Illawarra clubs have cleaned up at The Perfect Plate competition, with two local venues being awarded the state’s top honours for their fine dining dishes.
Kiama Leagues Club claimed two awards on the night, which were voted on by the public, coming home with the best dish in the region and the best from a medium sized club.
The restaurant’s head chef Sarah Rebbeck said they had received a lot of positive feedback about their entry, which was a slow-cooked lamb shoulder with cauliflower puree, crispy jerusalem artichoke, asparagus, jus and salsa verde, but the award was still a complete shock.
“The win was very unexpected,” she said. “I had been hoping to make the top three for regional awards.”
Sarah said that she wanted to create something a bit different to what you would expect in a club.
“We wanted to choose a dish that a lot of people would like and slow-cooked lamb shoulder has always been very popular, so we created a dish that has lots of flavour, was fresh and not a classic club meal,” she said. “Clubs have come along way from your typical club classics.”
But the wins kept coming for the Illawarra.
Towradgi Park Bowls and Recreation Club were ecstatic as they walked away with the best small club award.
The venue’s general manager Nick Hardy said they were determined to outdo themselves after narrowly missing out last year.
“We were a bit disappointed last year when we went up to the awards night,” he said. “They called us and said you guys should come so we thought we might have won a big prize so when we didn’t win we were a bit disappointed and Chef was really determined to win it this year.”
Head chef Prasanga Karunaratne came up with red wine braised beef short ribs and said the quality ingredients helped to get them over the line.
“Because of the weather and winter I was thinking we have to do something slow cooked,” he said. “And of course our products are all from scratch with fresh ingredients from local suppliers so that’s the reason we’re getting more popular.
“Ever since Chef’s been here, whenever he puts his mind to something like a special dish or anything he wants to put on the menu it always looks amazing and it always tastes great, so we were pretty confident,” Nick said.
But because this competition relies on ratings from everyday customers, it’s not just the dish that needs to be up to scratch, but every single serving, regardless of how busy the restaurant is.
“From my side it’s quite hard because people need to be able to afford it and we need to do it in a high volume and there needs to be consistency,” Prasanga said.
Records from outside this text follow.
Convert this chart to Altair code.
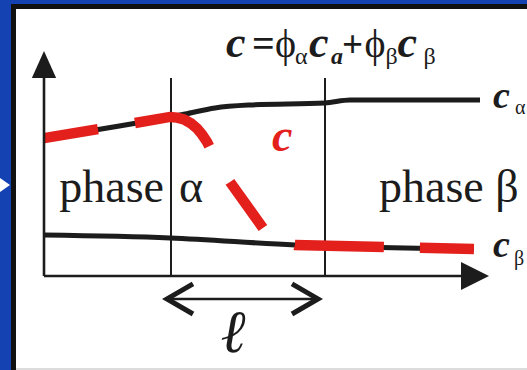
import altair as alt
import pandas as pd

# Distance along the specimen (arbitrary units) and concentration (fraction)
calpha_x = [0, 25.2, 28.2, 34.2, 41.2, 56.2, 61.2, 87.2]
calpha_y = [0.613, 0.707, 0.720, 0.747, 0.760, 0.769, 0.782, 0.782]

cbeta_x = [0, 25.2, 50.2, 86]
cbeta_y = [0.182, 0.169, 0.138, 0.120]

# overall concentration profile c
c_x = [0, 10.8, 18.2, 25.2, 26.6, 28.0, 29.4, 30.6, 31.6, 32.6, 33.6,
       37.2, 43.8, 46.8, 50.2, 86]
c_y = [0.613, 0.653, 0.680, 0.707, 0.704, 0.696, 0.678, 0.656, 0.629,
       0.596, 0.551, 0.418, 0.213, 0.160, 0.138, 0.120]

# interface region boundaries and its width
interfaces = [25.4, 56.2]
interface_top = 0.88
ell_span = [24.6, 54.8]
ell_level = -0.102

# axis extents
x_axis_end = 86.2
y_axis_end = 0.94

# text pieces: text, x, y
title_bold = [("c", 36.4, 0.973), ("c", 53.0, 0.973), ("c", 70.7, 0.973)]
title_bold_sub = [("a", 57.4, 0.942)]
title_ops = [("=", 41.6, 0.973), ("+", 59.6, 0.973)]
title_phi = [("ϕ", 46.2, 0.973), ("ϕ", 64.1, 0.973)]
title_sub = [("α", 50.2, 0.942), ("β", 68.3, 0.942), ("β", 75.9, 0.942)]
phase_left = [("phase", 24.0, 0.329)]
phase_alpha = [("α", 27.0, 0.329)]
phase_right = [("phase β", 67.0, 0.329)]
end_labels = [("c", 89.8, 0.747), ("c", 89.8, 0.084)]
end_subs = [("α", 94.2, 0.72), ("β", 94.0, 0.05)]
c_label = [("c", 45.6, 0.556)]
ell_label = [("ℓ", 37.8, -0.338)]

BLUE = "#1542b2"
INK = "#1c1c1c"
RED = "#e3201c"
SERIF = "Liberation Serif"

XS = alt.Scale(domain=[0, 89], nice=False, zero=False)
YS = alt.Scale(domain=[0, 1], nice=False, zero=False)


def xq(f):
    return alt.X(f, type="quantitative", scale=XS, axis=None)


def yq(f):
    return alt.Y(f, type="quantitative", scale=YS, axis=None)


def frame_df():
    return pd.DataFrame({"k": [0]})


def texts(rows, size, color=INK, style="normal", weight="normal", align="left"):
    df = pd.DataFrame(rows, columns=["t", "x", "y"])
    return alt.Chart(df).mark_text(
        font=SERIF, fontSize=size, fontStyle=style, fontWeight=weight,
        color=color, align=align, baseline="alphabetic"
    ).encode(x=xq("x"), y=yq("y"), text="t:N")


# page frame: blue background, black edge, white sheet
edge = alt.Chart(frame_df()).mark_rect(color="#111111").encode(
    x=alt.value(-33), x2=alt.value(483), y=alt.value(-47), y2=alt.value(319))
sheet = alt.Chart(frame_df()).mark_rect(color="#ffffff").encode(
    x=alt.value(-28), x2=alt.value(483), y=alt.value(-42), y2=alt.value(317))
foot = alt.Chart(frame_df()).mark_rect(color="#dcdcdc").encode(
    x=alt.value(-28), x2=alt.value(483), y=alt.value(317), y2=alt.value(319))
pointer = alt.Chart(frame_df()).mark_point(
    shape="M-1,-1.4L1,0L-1,1.4Z", filled=True, color="#ffffff", opacity=1,
    size=100, strokeWidth=0
).encode(x=alt.value(-39), y=alt.value(134))

# axes
axes_df = pd.DataFrame({"x": [0, 0], "x2": [0, x_axis_end - 2.6],
                        "y": [0, 0], "y2": [y_axis_end - 0.06, 0]})
axes = alt.Chart(axes_df).mark_rule(color=INK, strokeWidth=2.6).encode(
    x=xq("x"), x2="x2", y=yq("y"), y2="y2")
up_head = alt.Chart(pd.DataFrame({"x": [0], "y": [y_axis_end]})).mark_point(
    shape="M0,-1L0.9,1L-0.9,1Z", filled=True, color=INK, opacity=1,
    size=729, strokeWidth=0).encode(x=xq("x"), y=yq("y"))
right_head = alt.Chart(pd.DataFrame({"x": [x_axis_end], "y": [0]})).mark_point(
    shape="M1,0L-1,-1L-1,1Z", filled=True, color=INK, opacity=1,
    size=784, strokeWidth=0).encode(x=xq("x"), y=yq("y"))

# interface boundaries
bounds = alt.Chart(pd.DataFrame({"x": interfaces})).mark_rule(
    color=INK, strokeWidth=2).encode(
    x=xq("x"), y=alt.Y("top:Q", scale=YS, axis=None), y2="bottom:Q"
).transform_calculate(top=str(interface_top), bottom="0")

# phase compositions
calpha = alt.Chart(pd.DataFrame({"x": calpha_x, "y": calpha_y})).mark_line(
    color=INK, strokeWidth=5, interpolate="monotone").encode(x=xq("x"), y=yq("y"))
cbeta = alt.Chart(pd.DataFrame({"x": cbeta_x, "y": cbeta_y})).mark_line(
    color=INK, strokeWidth=5, interpolate="monotone").encode(x=xq("x"), y=yq("y"))

c_df = pd.DataFrame({"x": c_x, "y": c_y, "i": range(len(c_x))})
cline = alt.Chart(c_df).mark_line(
    color=RED, strokeWidth=10.5, strokeCap="butt",
    strokeDash=[54.7, 37.5, 87.4, 41.3, 56.6, 36.9, 89, 36, 54.1, 200]
).encode(x=xq("x"), y=yq("y"), order="i:Q")

# interface width marker
ell_df = pd.DataFrame({"x": [ell_span[0]], "x2": [ell_span[1]], "y": [ell_level]})
ell_line = alt.Chart(ell_df).mark_rule(color=INK, strokeWidth=2.6).encode(
    x=xq("x"), x2="x2", y=yq("y"))
left_tip = alt.Chart(pd.DataFrame({"x": [ell_span[0]], "y": [ell_level]})).mark_point(
    shape="M1,-0.58L0,0L1,0.58", filled=False, color=INK, opacity=1,
    size=2704, strokeWidth=5).encode(x=xq("x"), y=yq("y"))
right_tip = alt.Chart(pd.DataFrame({"x": [ell_span[1]], "y": [ell_level]})).mark_point(
    shape="M-1,-0.58L0,0L-1,0.58", filled=False, color=INK, opacity=1,
    size=2704, strokeWidth=5).encode(x=xq("x"), y=yq("y"))

layers = [
    edge, sheet, foot, pointer,
    bounds, calpha, cbeta, cline, axes, up_head, right_head,
    ell_line, left_tip, right_tip,
    texts(title_bold, 44, style="italic", weight="bold"),
    texts(title_bold_sub, 24, style="italic", weight="bold"),
    texts(title_ops[:1], 40, weight="bold"),
    texts(title_ops[1:], 37, weight="bold"),
    texts(title_phi, 40),
    texts(title_sub, 24),
    texts(phase_left, 46, align="right"),
    texts(phase_alpha, 46),
    texts(phase_right, 46),
    texts(end_labels, 38, style="italic", weight="bold"),
    texts(end_subs, 20),
    texts(c_label, 46, color=RED, style="italic", weight="bold"),
    texts(ell_label, 60, style="italic", align="center"),
]

chart = alt.layer(*layers).properties(
    width=445, height=225,
    background=BLUE,
    padding={"left": 44, "top": 51, "right": 38, "bottom": 94},
    autosize=alt.AutoSizeParams(type="none"),
).configure_view(stroke=None)

chart.save("out.html", embed_options={"renderer": "svg", "actions": False})
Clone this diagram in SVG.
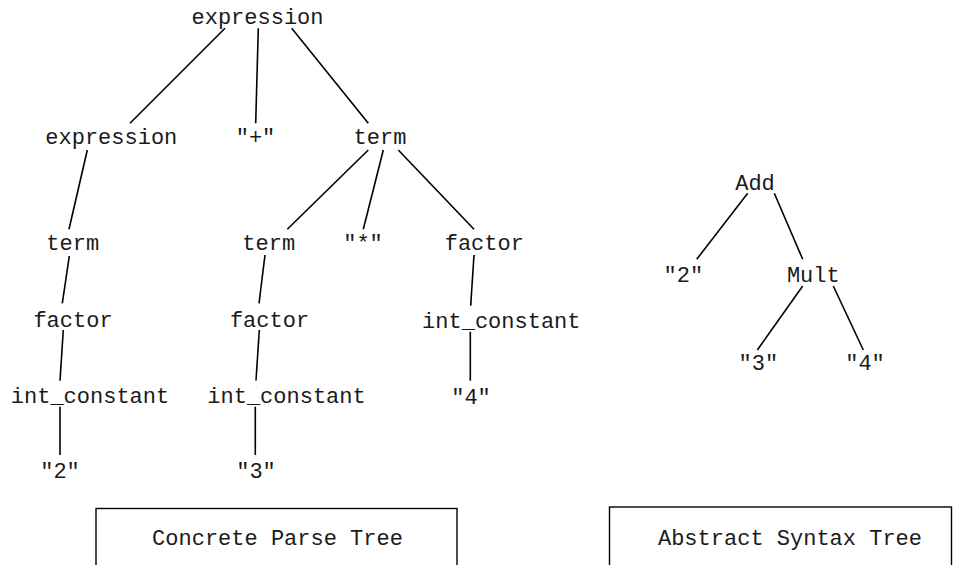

“That’s the challenge because all the details have to be perfect, and my team, whether I’m here or not, have to do it exactly the same with the same flavour.”
And all that effort paid off when Prasanga and the club’s assistant manager Ash were at the ceremony.
“When they called the winner for the state for small clubs, they were all eating their meal,” Nick said. “And because no-one knows how to say Towradgi the people on the microphone were like ‘T-ta-ta … I don’t know how to say this’, and then Ash stood up and said ‘It’s Towradgi!’ and they said, ‘That’s it – you guys have won’.”
Nick said it was a good boost for the club after a couple of tough years getting people back into hospitality venues.
“This time of
the year as well is usually pretty quiet, so on the back of our award-winning dish hopefully we get a lot of people through the doors and they keep coming back.”
The winning dishes are back on offer at each of the clubs.